## Data section
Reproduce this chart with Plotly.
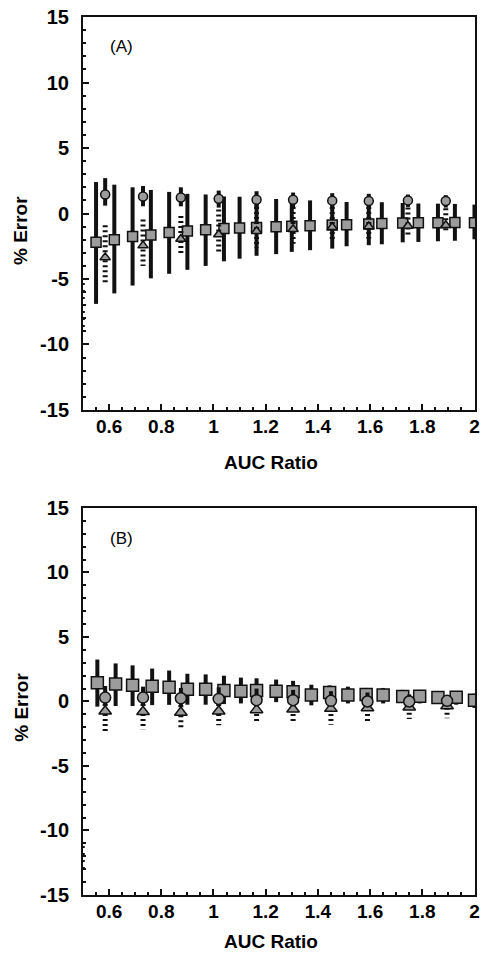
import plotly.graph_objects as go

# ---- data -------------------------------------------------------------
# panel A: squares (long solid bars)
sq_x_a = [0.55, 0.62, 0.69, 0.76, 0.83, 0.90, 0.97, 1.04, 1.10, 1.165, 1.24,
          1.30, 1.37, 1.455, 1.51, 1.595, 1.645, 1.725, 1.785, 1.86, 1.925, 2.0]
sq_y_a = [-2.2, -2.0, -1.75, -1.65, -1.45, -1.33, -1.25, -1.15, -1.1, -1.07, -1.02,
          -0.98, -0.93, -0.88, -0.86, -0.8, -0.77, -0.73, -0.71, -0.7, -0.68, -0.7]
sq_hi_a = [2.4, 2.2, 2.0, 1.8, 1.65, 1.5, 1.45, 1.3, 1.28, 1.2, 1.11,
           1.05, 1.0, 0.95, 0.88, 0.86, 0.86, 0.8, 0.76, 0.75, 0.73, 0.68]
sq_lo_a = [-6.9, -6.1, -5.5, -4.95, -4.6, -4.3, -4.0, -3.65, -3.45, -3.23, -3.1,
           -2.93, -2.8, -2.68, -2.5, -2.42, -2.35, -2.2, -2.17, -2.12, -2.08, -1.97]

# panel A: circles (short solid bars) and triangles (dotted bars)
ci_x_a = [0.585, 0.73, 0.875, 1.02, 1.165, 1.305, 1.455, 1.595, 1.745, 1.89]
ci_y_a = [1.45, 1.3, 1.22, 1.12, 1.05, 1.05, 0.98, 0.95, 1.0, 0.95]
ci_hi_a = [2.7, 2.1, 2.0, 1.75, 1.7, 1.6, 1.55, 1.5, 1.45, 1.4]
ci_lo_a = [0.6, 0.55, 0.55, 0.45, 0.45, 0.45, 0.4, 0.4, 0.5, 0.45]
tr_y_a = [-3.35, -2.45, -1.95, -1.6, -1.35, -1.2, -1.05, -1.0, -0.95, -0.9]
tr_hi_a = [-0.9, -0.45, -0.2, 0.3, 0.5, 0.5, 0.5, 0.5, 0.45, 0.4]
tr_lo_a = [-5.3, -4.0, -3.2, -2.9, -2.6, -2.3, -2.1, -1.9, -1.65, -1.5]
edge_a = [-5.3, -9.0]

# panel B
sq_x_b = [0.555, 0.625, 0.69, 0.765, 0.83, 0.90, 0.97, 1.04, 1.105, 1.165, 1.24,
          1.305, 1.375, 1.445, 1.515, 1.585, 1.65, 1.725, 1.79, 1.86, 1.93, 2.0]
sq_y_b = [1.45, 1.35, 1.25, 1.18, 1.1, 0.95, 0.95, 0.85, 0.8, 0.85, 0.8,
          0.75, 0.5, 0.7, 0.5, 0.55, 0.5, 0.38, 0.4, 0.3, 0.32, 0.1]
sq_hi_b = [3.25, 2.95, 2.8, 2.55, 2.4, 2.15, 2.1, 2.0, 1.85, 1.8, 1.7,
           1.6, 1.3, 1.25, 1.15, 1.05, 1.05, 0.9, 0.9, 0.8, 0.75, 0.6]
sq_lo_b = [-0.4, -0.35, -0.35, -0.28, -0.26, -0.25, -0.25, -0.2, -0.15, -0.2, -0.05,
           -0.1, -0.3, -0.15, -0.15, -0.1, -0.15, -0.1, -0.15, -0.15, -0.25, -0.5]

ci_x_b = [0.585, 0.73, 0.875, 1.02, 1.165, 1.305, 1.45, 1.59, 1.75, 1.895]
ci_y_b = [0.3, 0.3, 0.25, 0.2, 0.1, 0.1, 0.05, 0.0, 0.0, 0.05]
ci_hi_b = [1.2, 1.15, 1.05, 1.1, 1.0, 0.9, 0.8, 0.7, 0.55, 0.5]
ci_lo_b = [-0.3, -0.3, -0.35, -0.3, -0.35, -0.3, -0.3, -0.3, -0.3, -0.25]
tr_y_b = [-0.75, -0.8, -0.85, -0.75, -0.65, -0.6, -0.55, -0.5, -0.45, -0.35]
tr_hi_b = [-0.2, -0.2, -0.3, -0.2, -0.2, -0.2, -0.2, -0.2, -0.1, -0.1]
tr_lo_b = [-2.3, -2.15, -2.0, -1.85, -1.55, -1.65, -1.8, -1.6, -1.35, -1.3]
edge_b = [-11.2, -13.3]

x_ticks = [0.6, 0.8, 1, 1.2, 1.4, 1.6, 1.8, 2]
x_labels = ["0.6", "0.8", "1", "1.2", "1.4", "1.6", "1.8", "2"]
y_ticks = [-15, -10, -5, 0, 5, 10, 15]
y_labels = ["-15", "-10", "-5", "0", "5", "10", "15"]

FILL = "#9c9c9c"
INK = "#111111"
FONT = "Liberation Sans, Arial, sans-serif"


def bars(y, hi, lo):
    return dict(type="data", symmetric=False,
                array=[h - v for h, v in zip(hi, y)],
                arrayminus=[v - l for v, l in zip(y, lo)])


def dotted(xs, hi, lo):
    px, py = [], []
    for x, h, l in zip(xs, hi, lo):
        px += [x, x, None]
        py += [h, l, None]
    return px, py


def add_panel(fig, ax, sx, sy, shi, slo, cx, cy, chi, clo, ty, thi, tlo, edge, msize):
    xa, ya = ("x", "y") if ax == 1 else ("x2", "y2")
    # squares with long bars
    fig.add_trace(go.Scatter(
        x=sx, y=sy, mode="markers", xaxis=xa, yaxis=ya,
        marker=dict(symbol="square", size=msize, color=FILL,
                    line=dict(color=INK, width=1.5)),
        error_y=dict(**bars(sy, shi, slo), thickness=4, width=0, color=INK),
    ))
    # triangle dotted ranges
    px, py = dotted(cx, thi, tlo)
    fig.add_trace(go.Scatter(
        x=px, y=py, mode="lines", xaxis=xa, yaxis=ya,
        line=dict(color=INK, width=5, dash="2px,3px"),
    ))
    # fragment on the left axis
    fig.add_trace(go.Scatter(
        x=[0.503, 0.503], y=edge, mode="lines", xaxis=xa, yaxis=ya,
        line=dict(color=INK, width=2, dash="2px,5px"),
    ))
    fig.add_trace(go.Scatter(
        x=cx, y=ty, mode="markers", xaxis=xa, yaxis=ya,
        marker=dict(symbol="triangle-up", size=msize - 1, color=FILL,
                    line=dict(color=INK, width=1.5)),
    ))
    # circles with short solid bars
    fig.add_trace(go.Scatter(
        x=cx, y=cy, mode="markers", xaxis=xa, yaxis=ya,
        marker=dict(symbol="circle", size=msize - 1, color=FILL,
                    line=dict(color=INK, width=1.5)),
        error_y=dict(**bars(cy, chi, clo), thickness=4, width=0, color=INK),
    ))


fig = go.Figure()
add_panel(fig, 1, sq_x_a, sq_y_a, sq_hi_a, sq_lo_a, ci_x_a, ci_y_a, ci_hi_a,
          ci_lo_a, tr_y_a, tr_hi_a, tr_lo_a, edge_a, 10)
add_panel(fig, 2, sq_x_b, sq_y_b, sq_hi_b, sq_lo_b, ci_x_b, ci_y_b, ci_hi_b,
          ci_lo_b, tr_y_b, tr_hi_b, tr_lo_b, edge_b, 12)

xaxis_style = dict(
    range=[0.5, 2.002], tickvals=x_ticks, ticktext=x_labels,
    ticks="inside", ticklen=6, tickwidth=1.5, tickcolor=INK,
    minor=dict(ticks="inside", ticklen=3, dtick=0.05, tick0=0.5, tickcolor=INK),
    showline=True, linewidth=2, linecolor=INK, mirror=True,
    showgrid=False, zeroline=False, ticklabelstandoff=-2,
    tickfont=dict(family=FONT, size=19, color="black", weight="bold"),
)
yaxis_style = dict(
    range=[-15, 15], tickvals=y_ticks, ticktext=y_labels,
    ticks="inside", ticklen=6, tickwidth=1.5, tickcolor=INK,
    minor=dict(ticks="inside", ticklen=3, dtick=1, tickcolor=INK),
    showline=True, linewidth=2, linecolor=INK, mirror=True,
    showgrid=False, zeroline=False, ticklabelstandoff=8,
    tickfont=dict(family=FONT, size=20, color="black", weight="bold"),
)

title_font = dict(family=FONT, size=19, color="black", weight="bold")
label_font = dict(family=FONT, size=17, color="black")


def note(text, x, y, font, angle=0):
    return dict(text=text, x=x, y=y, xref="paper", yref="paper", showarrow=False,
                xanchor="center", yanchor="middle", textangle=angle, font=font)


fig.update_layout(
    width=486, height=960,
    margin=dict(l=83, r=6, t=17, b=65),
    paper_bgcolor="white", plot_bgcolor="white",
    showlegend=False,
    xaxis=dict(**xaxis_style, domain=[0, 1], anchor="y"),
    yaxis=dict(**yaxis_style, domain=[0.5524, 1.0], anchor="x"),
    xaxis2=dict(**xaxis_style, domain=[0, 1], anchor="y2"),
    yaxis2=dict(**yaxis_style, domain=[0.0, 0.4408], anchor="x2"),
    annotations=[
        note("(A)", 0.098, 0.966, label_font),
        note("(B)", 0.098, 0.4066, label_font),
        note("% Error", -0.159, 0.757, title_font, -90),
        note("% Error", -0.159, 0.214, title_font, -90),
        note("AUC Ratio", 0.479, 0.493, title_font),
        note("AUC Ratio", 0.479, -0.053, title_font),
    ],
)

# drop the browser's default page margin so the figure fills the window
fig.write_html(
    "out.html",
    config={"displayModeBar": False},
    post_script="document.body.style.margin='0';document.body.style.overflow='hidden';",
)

## Goal of the exercise
Reproduce the material above from its first line through the line containing "import plotly.graph_objects as go", both ends included, and skip every picture.

## Output for this task
Reproduce this chart with Plotly.
import plotly.graph_objects as go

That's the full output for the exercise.